I’m a breakfast person, so I headed to the The Fat Zebra at 8:30am (an hour after they opened) thinking I would miss the morning breakfast rush. But I became increasingly worried as I climbed the steps into the eatery, noticing that the inside was as full as the outside, and the small café didn’t seem to have many tables. Thankfully it didn’t take more than five seconds before a waitron spotted me looking lost and offered to seat me at a long table occupied by a single patron inside or at a little table outside which I had overlooked. I opted for the latter.
I was disappointed that the café didn’t offer Wi-Fi so I could check e-mails while waiting for my skinny cappuccino (R20), but I was grateful that sitting outside gave me a chance to people-watch. The warm, welcoming café is so small that even patrons seated outside can view the goings-on in the kitchen. This setup also makes for great service as waitrons never really disappear from sight. My orders were certainly delivered promptly.
I was intrigued not only by the wide of range of dishes, but also by some of the unusual names of the menu items – from Kev’s Tiger Oats – Raaarr! (R40 or R55 for a honey, fruit and almonds option) to Eggs ‘Ben-addicted’ (various experiments with eggs benedict ranging from R45 to R65).
I ordered salmon and creamed eggs on rye bread, a surprisingly reasonably priced meal (R80) considering salmon is one of the more expensive dishes on the breakfast menu. The meal was a pleasant and well-balanced combination of flavours with the balsamic sauce drizzled on the plate enhancing the taste of the salmon.

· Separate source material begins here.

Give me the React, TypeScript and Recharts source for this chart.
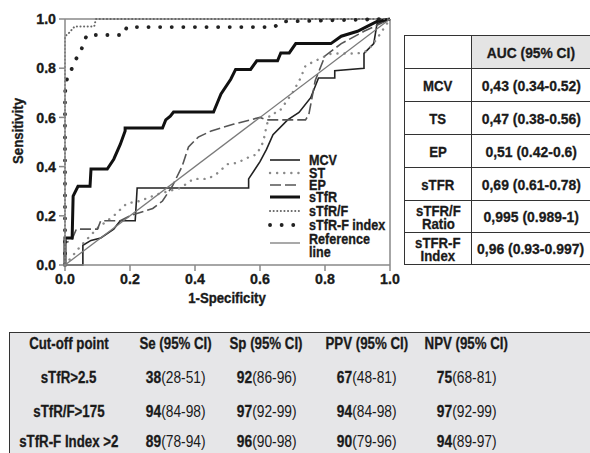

For lunch grazers, there is an assortment of salads, tapas, chicken dishes and rolls, which all sound mouth-watering and consistent with what you’d expect on a café menu with a little taste of the melting pot of South African culinary influences. Think pizzas, pastas, boerie rolls, burgers and samosas.

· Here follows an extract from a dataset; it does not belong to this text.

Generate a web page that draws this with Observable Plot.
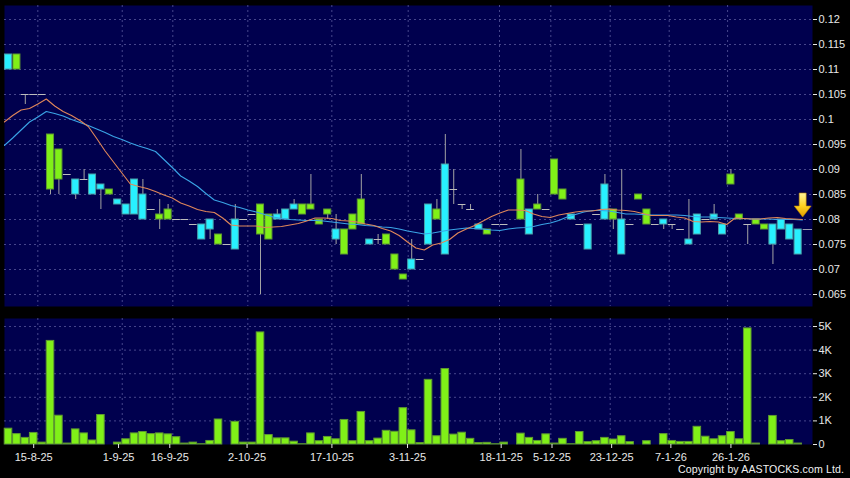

I’m likely to go back to graze at the homey café for supper, specifically on their Norwegian salmon seared in their wood fire oven.
Despite the variety, when it comes to the contents, the café’s offerings are pretty standard and tend to stick to the recipe – whatever the cuisine. The Fat Zebra is not attempting to start a culinary revolution, which is perfectly okay with me and the bevy of regular customers, who seem to make up a significant portion of patrons, judging by the manager’s interactions with them. There’s a place and time for everything. And when it comes to cafés, different can be dangerous when most customers simply expect good, honest, familiar food at fair prices and with friendly and prompt service. The Fat Zebra offers all these, plus the bonus of variety.
The little building with black-and-white striped exterior is certainly making its mark on 7th Street, giving patrons more options than they would expect for less than they’re used to paying in Joburg.